7.2 Unless a reference exchange rate or its date is specified, the reference rate shall be the exchange rate of that currency against euro (EUR) on the contract date (order confirmation date).
7.3 If the exchange rate against euro (EUR) changes by more than ±2% from the reference rate before the delivery date, the Seller shall be entitled to adjust the sales prices by the full amount of the change on a percentage basis.


8. Payment Terms

8.1 Business Customers
Standard payment term is 14 days net unless otherwise agreed in writing. The Seller may accept other payment terms by separate agreement. The Seller may assign invoicing and accounts receivable management to a third party, in which case the Buyer shall pay invoices directly to that party.
Late payment interest shall be determined in accordance with the Finnish Interest Act and shall be the reference rate + 10.5 percentage points. The reference rate shall be the rate published by the Bank of Finland under the Interest Act.


8.2 Private Customers
Payment term for private customers is cash on collection or advance payment unless otherwise agreed.


9. Delivery Charges

Orders placed via the webshop are subject to the delivery and packaging charges stated in the webshop.
All other orders (e.g. ERP-based, email, sales, or quotation-based orders) shall be charged based on actual freight and packaging costs unless otherwise agreed in writing. In addition, an administration and handling fee of EUR 15 and a packaging fee of EUR 10 shall be charged unless otherwise agreed.


10. Product Information and Confidential Information

10.1 Information in the Seller’s or its suppliers’ catalogues, lists, and technical documents (e.g. technical values, dimensions, prices) is indicative only and not binding unless otherwise agreed in writing.
10.2 All drawings, technical documents, and other information necessary for manufacturing the product or its parts supplied by one party to the other before or during the contract shall remain the property of the supplying party.

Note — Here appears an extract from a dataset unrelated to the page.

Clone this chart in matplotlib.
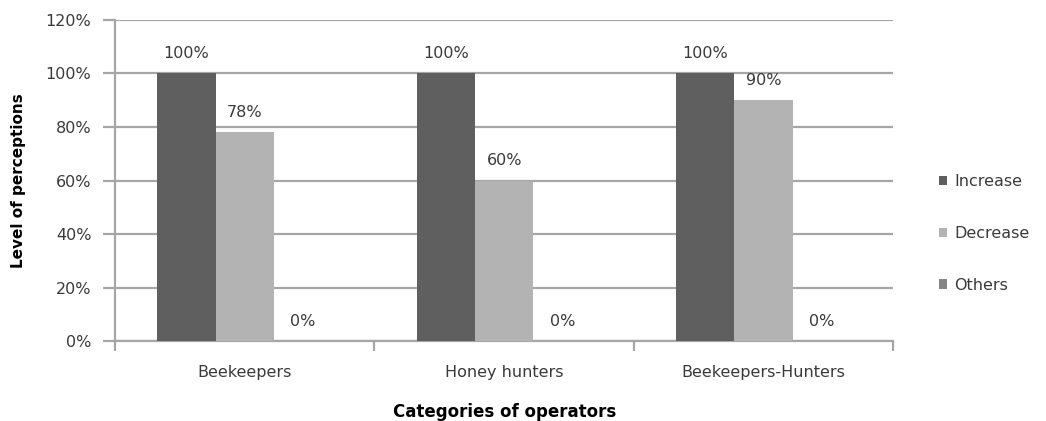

The receiving party shall not, without the supplying party’s written consent:
a) use;
b) reproduce;
c) duplicate;
d) disclose; or
e) otherwise provide to third parties
such documents or their contents.
10.3 Customer and contact data provided to the Seller shall be processed in the customer register. The Finlight Group Oy privacy notice for customer, supplier, and marketing registers is available from the Seller.


11. Warranty for Defects

11.1 The Seller shall be liable for product defects in accordance with applicable law. In addition, the Seller grants product warranty liability in accordance with the manufacturer’s or supplier’s warranty. Material and manufacturing defects shall be remedied at the Seller’s option by:
a) repairing the defective products; or
b) supplying equivalent replacement products free of charge.
11.2 The Buyer shall promptly send the defective product to the Seller for inspection. The shipment shall include an explanation of the reason for return (e.g. copy of delivery documents or receiving inspection report), any return number, and the Seller’s contact person.
11.3 The warranty does not cover damage or defects caused by, for example:
a) improper storage, handling, installation, or use;
b) the Buyer’s own design, dimensioning, or product selection;
c) normal wear and tear; or
d) modifications, repairs, or additions not approved in writing by the Seller.
The Buyer is responsible for selecting the correct product with regard to corrosion resistance and operating environment unless otherwise agreed in writing.
11.4 The Buyer shall bear the cost of returning defective products unless otherwise agreed. The Seller shall bear the cost of returning repaired or replacement products.
11.5 Repaired or replaced products shall be granted a new warranty, however not exceeding the end of the original warranty period of the original product.
11.6 The Seller’s liability for defects is limited to warranty performance. The Seller shall not be liable for indirect or consequential damages (e.g. production interruption, loss of profit, contractual penalties).
11.7 Unless otherwise stated by the manufacturer, the warranty period is three (3) years from the delivery date.


12. Limitation of Product Liability

Many international component manufacturers prohibit in their datasheets and technical documentation the use of their products as critical components in life-support or implantable devices without the manufacturer’s written consent. The Buyer shall bear all consequences if products are used in such applications contrary to these restrictions.


13. Order Cancellation

13.1 Business Customers
The Buyer may cancel an order only with the Seller’s consent. For agreed cancellations of stock products, a credit of up to 70% may be granted. Products procured or manufactured specifically for the Buyer (non-stock/intermediary products) cannot be cancelled. The Seller may cancel a back-order if its value is insignificant relative to the total order.


13.2 Private Customers
The right of cancellation applies only to products handled to the extent necessary to establish their nature, characteristics, and functionality. Products must be returned carefully packed; original packaging is recommended.


14. Return of Orders

These return conditions apply to returns not based on product defect, complaint, or warranty. Return instructions shall be provided after the Seller’s written approval.


14.1 Business Customers

Return of delivered products requires the Seller’s prior written consent and may concern one or more products or the entire order. Approved returns apply only to unused, resalable standard products in original undamaged packaging. The Buyer shall bear all return costs (transport, packaging, handling). The Seller may charge a handling fee and deduct any depreciation in value from the credit. Custom-made or Buyer-specific products cannot be returned.


14.2 Private Customers

Consumers have a statutory right under consumer protection law to cancel distance sales within 14 days of receiving the product. Cancellation may concern one or more products or the entire order. The right applies only to unused, saleable products in original packaging. Return costs shall be borne by the consumer unless otherwise agreed in writing. The right of cancellation does not apply to custom-made products or products manufactured or procured according to the consumer’s individual requirements.


15. Disputes

The parties shall primarily seek to resolve disputes through negotiation. Failing agreement, disputes shall be settled by the District Court of Pirkanmaa, Finland, under Finnish law.